Florida governor Ron DeSantis suggested strongly that if elected, he’d pardon former president Donald Trump if the latter were convicted in the various cases pending or looming against him now. And the governor floated a radical proposal for criminal justice reform in politically tinged cases.
Mr. DeSantis, a Republican presidential candidate, cited during an interview on July 28 with Megyn Kelly a historic pardon while resisting an explicit commitment to do the same for Trump.
“Given your views on the weaponization of government,” Ms. Kelly asked after DeSantis had expanded on that, “would you commit to pardoning him on any federal charges against him?”
“What I’ve said is very simple. I’m going to do what’s right for the country,” Mr. DeSantis told the former Fox News and NBC host on her show on YouTube, which has over 1.3 million subscribers, and Sirius XM radio. “I don’t think it would be good for the country to have an almost 80-year-old former president go to prison.”
“Is that a yes?” Ms. Kelly bored in.
“It doesn’t seem like it would be a good thing,” Mr. DeSantis continued about sending a former president to prison. He cited President Gerald Ford’s pardon of former president Richard Nixon after his resignation in the Watergate scandal in 1974.
“You know, Ford pardoned Nixon and took some heat for it,” Mr. DeSantis said before steering the conversation back to his candidacy against Trump for the Republican presidential nomination.
“But at the end of the day, it’s like, do we want to move forward as a country? Or do we want to be mired in these past controversies?
“I think the public wants a fresh start. I think they want somebody that’s going to focus on their issues. We’ve had a lot that’s happened over the last five or six years. I get that. But going forward, we’ve got all these issues that we’ve got to deal with.
“I’ve also said this, on ending weaponization, we will wield the pardon power if normal Americans have been targeted unfairly. I’m going to look to see, okay, was there a separate standard of justice applied?
“As soon as the election is over, we want people to apply who may have been treated dissimilarly, and then you can go and do that appropriately.
“And then the flip side of that is, people that are connected to the swamp are going to be held accountable. They are not going to get a lower standard of justice.”
“You said Trump should have done more on January 6. Like what?” Kelly asked.
“I think it’s been well documented, his conduct when it first started, how he sat there. You know, he obviously could have leaned in harder. I mean, even his own kids were texting, saying, you know, he needs to do more.

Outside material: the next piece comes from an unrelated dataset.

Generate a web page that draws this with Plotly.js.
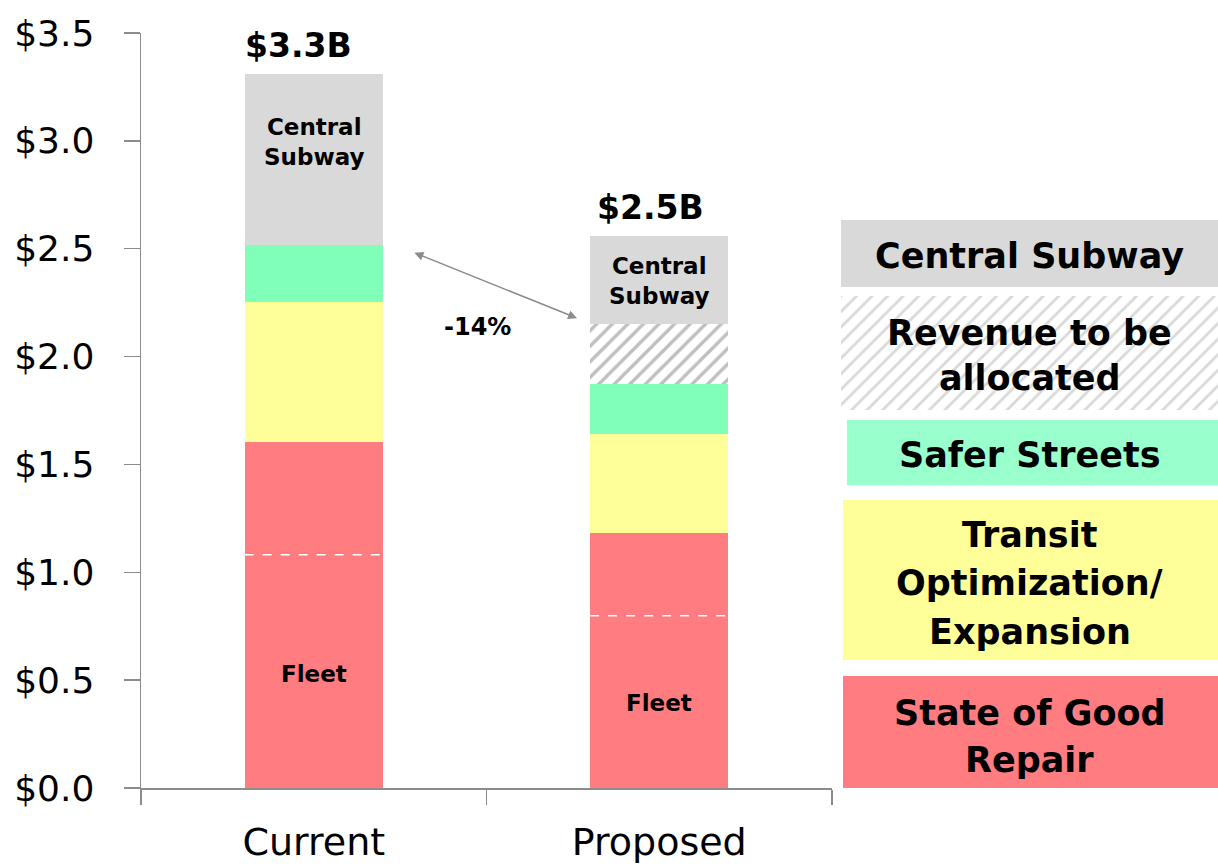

“Is that criminal, though? I mean, that’s the thing when you talk about a grand jury and a potential criminal indictment. You can identify flawed conduct, you can criticize his conduct, but you have to find a statute that was violated,” the former federal prosecutor told Ms. Kelly.
He criticized Attorney General Merrick Garland for stretching the law to target the former president.
“They may be taking statutes from the Reconstruction era that were about making sure that freed slaves had civil rights, and they may apply that on Trump?”
Political differences should not be a barrier to prosecution, he said. “You could be a Republican administration. It doesn’t mean you can’t prosecute a Democrat and vice versa.”
With a bank robbery, he said, a law was clearly violated, and the state sets out to prove it to hold the defendant accountable.
“To take a statute like conspiracy against rights, and trying to shoehorn in his conduct on Jan. 6, that is what’s going to cause people to say, ‘Wait a minute.’ “
With the justice system’s apparent “weaponization” against political opponents, Mr. DeSantis said how he’d solve a glaring problem.
“In [the District of Columbia] there’s a big problem that we have in terms of being able to get fair trials, if you are part of the swamp. When [Special Prosecutor John] Durham went after that guy, he got acquitted. He had him dead to rights, but he got acquitted in front of a D.C. jury.”
Mr. DeSantis alluded to the acquittal by a Washington jury in May 2022 of Michael Sussmann, a former Hillary Clinton campaign lawyer charged with lying to the FBI when he passed along a tip to them about Mr. Trump’s Russia ties in 2016.
“If you’re not part of the swamp, man, they will go and nail you to the wall for jaywalking.
“One of the things I want to do and work with Congress [on] is to give Americans the right to remove a case, if they’re charged in D.C., federally remove it to their home judicial district, because I think you’d get a fair jury pool.
“That’s a 95 percent very liberal jury pool. And in a politically charged case, I don’t think that’s going to be fair. And that’s an imbalance that we have, where the swamp protects its own.
“So people are effectively immune, because they can get acquitted in front of that jury. But then if you’re challenging the swamp, man, they will nail you to the wall.”